AIに対する最も大きな誤解が、「あらゆる問題に応えられる(答えられる)賢いAIがすでに存在する」というものです。現在のAIに人間の認識能力や常識、感情なども含めた森羅万象のすべてを理解させられるわけではなく、「何でもできる」存在ではありません。

過大な評価や妄想は控えたいところ。一方で、

もちろん、だからといって現在のAIが実用レベルに達していないわけではありません。何でもできる汎用的なAIはまだ存在しないと述べましたが、裏を返せば、範囲が限定された特定領域においてAIは、人間をはるかに凌駕する卓越した能力を発揮するケースがあります。

AIが常に人間を凌駕しているわけでもありません。
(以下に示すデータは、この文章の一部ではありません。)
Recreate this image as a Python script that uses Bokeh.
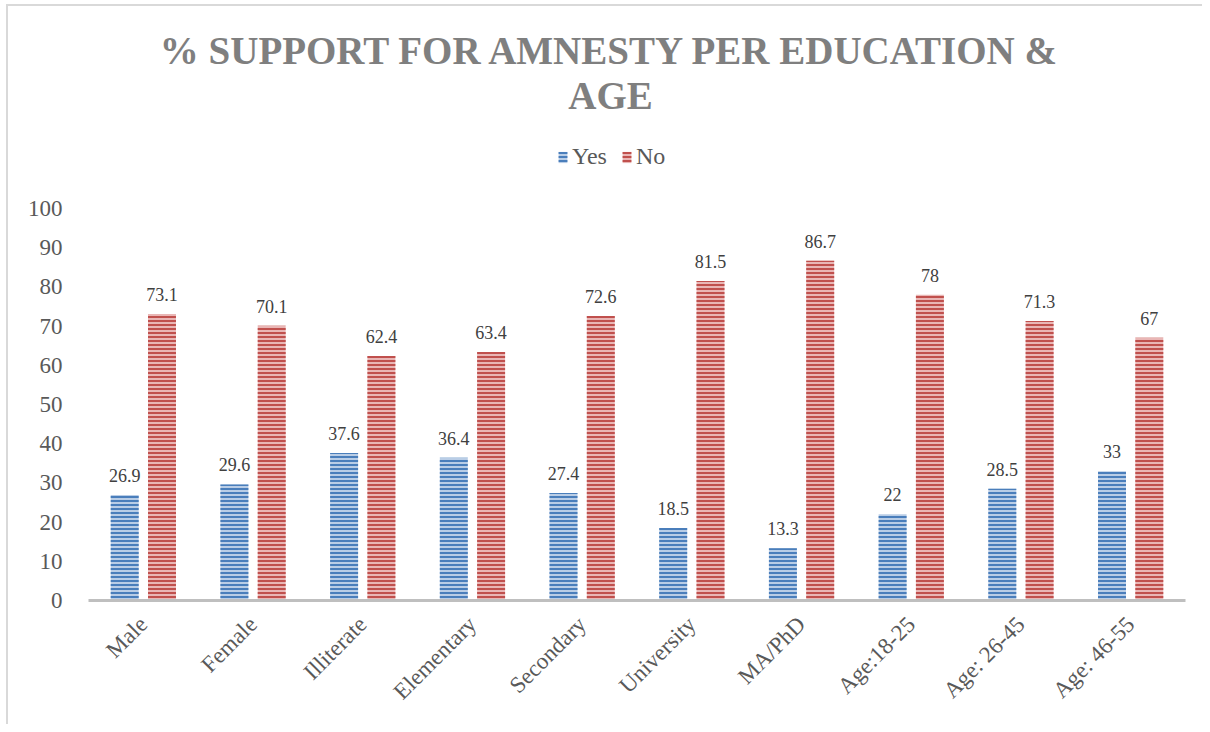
import math
from bokeh.plotting import figure
from bokeh.models import ColumnDataSource, Label, Legend, LegendItem, Range1d, FactorRange
from bokeh.transform import dodge
from bokeh.core.properties import value
from bokeh.embed import file_html
from bokeh.resources import INLINE

categories = ["Male", "Female", "Illiterate", "Elementary", "Secondary",
              "University", "MA/PhD", "Age:18-25", "Age: 26-45", "Age: 46-55"]
yes_vals = [26.9, 29.6, 37.6, 36.4, 27.4, 18.5, 13.3, 22, 28.5, 33]
no_vals = [73.1, 70.1, 62.4, 63.4, 72.6, 81.5, 86.7, 78, 71.3, 67]
yes_labels = ["26.9", "29.6", "37.6", "36.4", "27.4", "18.5", "13.3", "22", "28.5", "33"]
no_labels = ["73.1", "70.1", "62.4", "63.4", "72.6", "81.5", "86.7", "78", "71.3", "67"]
y_ticks = list(range(0, 101, 10))
title_line1 = "% SUPPORT FOR AMNESTY PER EDUCATION &"
title_line2 = "AGE"

FONT = "Liberation Serif"

# frame: 0..100 spans 392 px; frame extends upward to hold title and legend
FRAME_H = 594
Y_END = 100 * FRAME_H / 392

src = ColumnDataSource(dict(cat=categories, yes=yes_vals, no=no_vals,
                            yes_lab=yes_labels, no_lab=no_labels))

p = figure(x_range=FactorRange(*categories), y_range=Range1d(0, Y_END),
           frame_width=1097, frame_height=FRAME_H,
           min_border_left=80, min_border_right=17, min_border_top=0, min_border_bottom=124,
           output_backend="svg", toolbar_location=None)
p.styles = {"margin-left": "6px", "margin-top": "4px",
            "border-left": "2px solid #d9d9d9", "border-top": "2px solid #d9d9d9"}
p.outline_line_color = None
p.background_fill_color = "white"
p.border_fill_color = "white"
p.xgrid.grid_line_color = None
p.ygrid.grid_line_color = None
p.x_range.range_padding = 0
p.x_range.group_padding = 0

r_yes = p.vbar(x=dodge("cat", -0.17, range=p.x_range), top="yes", width=0.255, source=src,
               fill_color="#b9cde6", line_color=None,
               hatch_pattern="horizontal_line", hatch_color="#4a7ebb",
               hatch_scale=4, hatch_weight=2)
r_no = p.vbar(x=dodge("cat", 0.17, range=p.x_range), top="no", width=0.255, source=src,
              fill_color="#e9b6b5", line_color=None,
              hatch_pattern="horizontal_line", hatch_color="#c0504d",
              hatch_scale=4, hatch_weight=2)

p.text(x=dodge("cat", -0.17, range=p.x_range), y="yes", text="yes_lab", source=src,
       text_align="center", text_baseline="bottom", y_offset=-13,
       text_font=value(FONT), text_font_size="18px", text_color="#404040")
p.text(x=dodge("cat", 0.17, range=p.x_range), y="no", text="no_lab", source=src,
       text_align="center", text_baseline="bottom", y_offset=-13,
       text_font=value(FONT), text_font_size="18px", text_color="#404040")

# axes
p.yaxis.ticker = y_ticks
p.yaxis.axis_line_color = None
p.yaxis.major_tick_line_color = None
p.yaxis.minor_tick_line_color = None
p.yaxis.major_label_text_font = FONT
p.yaxis.major_label_text_font_size = "23px"
p.yaxis.major_label_text_color = "#595959"
p.yaxis.major_label_standoff = 20

p.xaxis.axis_line_color = "#bfbfbf"
p.xaxis.axis_line_width = 3
p.xaxis.major_tick_line_color = None
p.xaxis.minor_tick_line_color = None
p.xaxis.major_label_orientation = math.pi / 4
p.xaxis.major_label_text_font = FONT
p.xaxis.major_label_text_font_size = "23px"
p.xaxis.major_label_text_color = "#595959"
p.xaxis.major_label_standoff = 14

# title (screen units relative to frame bottom-left)
for txt, yy in [(title_line1, 550), (title_line2, 505)]:
    p.add_layout(Label(x=522, y=yy, x_units="screen", y_units="screen", text=txt,
                       text_align="center", text_baseline="middle",
                       text_font=FONT, text_font_style="bold", text_font_size="39px",
                       text_color="#7f7f7f"))

legend = Legend(items=[LegendItem(label="Yes", renderers=[r_yes]),
                       LegendItem(label="No", renderers=[r_no])],
                location=(469, 430), orientation="horizontal",
                border_line_color=None, background_fill_alpha=0,
                padding=0, margin=0, spacing=14,
                glyph_width=11, glyph_height=14, label_standoff=4,
                label_text_font=FONT, label_text_font_size="24px",
                label_text_color="#595959")
p.add_layout(legend, "center")

open("out.html", "w").write(file_html(p, INLINE))
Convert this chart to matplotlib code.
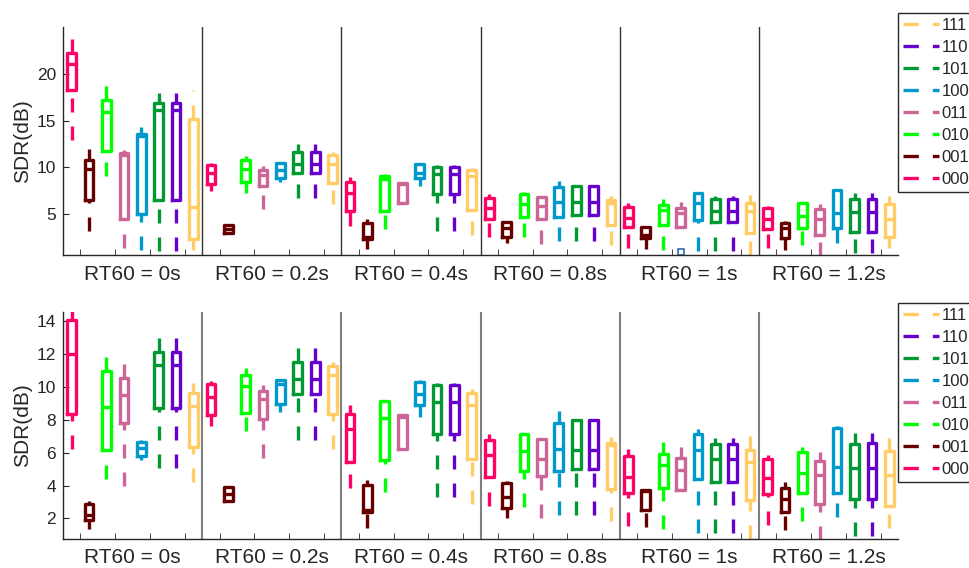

これは、プロ棋士が将棋AIに必ず負けるわけではない現状とも一致します。

 

それにしても、NTT DATA の説明は、表現が秀逸に思いました。私の伝えたかったことが上手くまとまっていて、最初から引用すればよかったと反省。でもまあ、考えることは人間の本質ですから、考えることは大事です。

 

AI考シリーズについて

ここで、AI考シリーズで書きたいことをまとめてみました。

 

AIが進化して、ある意味人間より賢くなってきている。しかし、何でもできるまでには至っていない。実用レベルに到達している技術、まだまだ先の技術、今急速に向上してきている技術等、玉石混合状態。

そんな中、「まだまだ先」のイメージが人によって大きく違っているように感じられる。少しでも今の状況を知り、「まだまだ先」がいつ、どんなふうに訪れたとしても、慌てることなくその時を迎えられるようになっておきたい。

 

今のところ、こんな感じでいます。

 

私とAIの出会い

『 人工知能 - Wikipedia 』によれば、その概念の始まりは、17世紀初め、ルネ・デカルトが、動物の身体がただの複雑な機械であると提唱した「機械論」にまで遡るそうです。「人工知能(AI)」という用語は、1955年に出したジョン・マッカーシーの提案書で初めて使われたとのこと。

 

私が人工知能に強く興味を持ったのは、1981年にテレビ放映された『2001年宇宙の旅』から。宇宙船の人工知能について描かれ、衝撃を受けました。

1968年に公開された映画です。人類が月面に到着するより前でした。

 

また、某科学雑誌(『UTAN』か『Newton』)で「マッチ箱AI」を知り、一気に身近に感じたのを憶えています。マッチ箱でAIが作れるという話でした(その内、記事にする予定)。

 

あれから約40年。いつの間にか生活のあちこちでAIが利用されるようになっています。その辺のことも、後に記事にできたらいいなと思っています。